Last week Beverly Pepper showed what she had made of the doctor's advice: she had 1) got married, and 2) quit advertising and become a painter. At her first one-woman show at Rome's important Zodiaco Gallery, Roman art lovers quickly took to Beverly's relaxed, motherly views of ordinary people--churchgoing Negroes in Georgia, earthy peasants in France, broad-hipped laundry women in Italy. The canvases were done with easy grace and warm understanding of the hardships in everyday life. Wrote Virgilio Guzzi in Il Tempo: "At times melancholy, at times naive, the artist pictures the life of the poor ... in such a way as to give us a poetic image." Added Italy's top critic, Lionello Venturi: "I think she will become a notable painter."
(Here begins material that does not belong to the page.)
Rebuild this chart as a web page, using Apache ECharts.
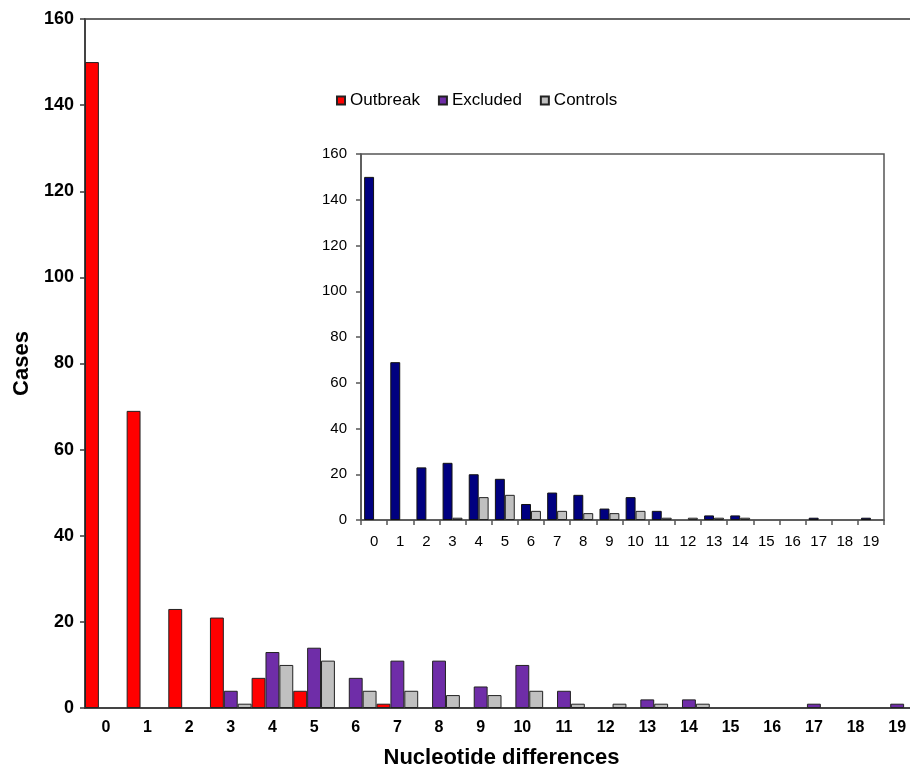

The bravos were balm to Beverly, who remembers her advertising days with horror: "We used to sit around conference rooms for hours on end, waiting for a client to show up. And then we all had to bow down like he was God. I used to wear low-heeled shoes so I wouldn't be taller than the men." All that changed when Beverly took up painting and went to live in Paris. She studied with Painters Andre Lhote and Fernand Leger in Paris, then moved down to the Riviera, where she rented Pablo Picasso's former apartment and tried doing modish abstractions. A few months later, she was traveling in North Africa, and there, in the squalid, poverty-stricken towns, she discovered what she wanted to do. "I began to see people in a way I had never seen them before. I put the abstractions in the bottom drawer and started painting people."
Today, Beverly Pepper lives in a four-bedroom villa south of Naples, with her husband, Bill Pepper, a free-lance writer, and her two-year-old daughter. Her cooking has so improved since her executive days that she has written a book on the subject and is busy on another. By last week her paintings were selling well (six in the first four days). Next year, Beverly hopes to come home and paint. Says she: "There is so much to say about America, and if you say it so people cannot understand, you are cheating them."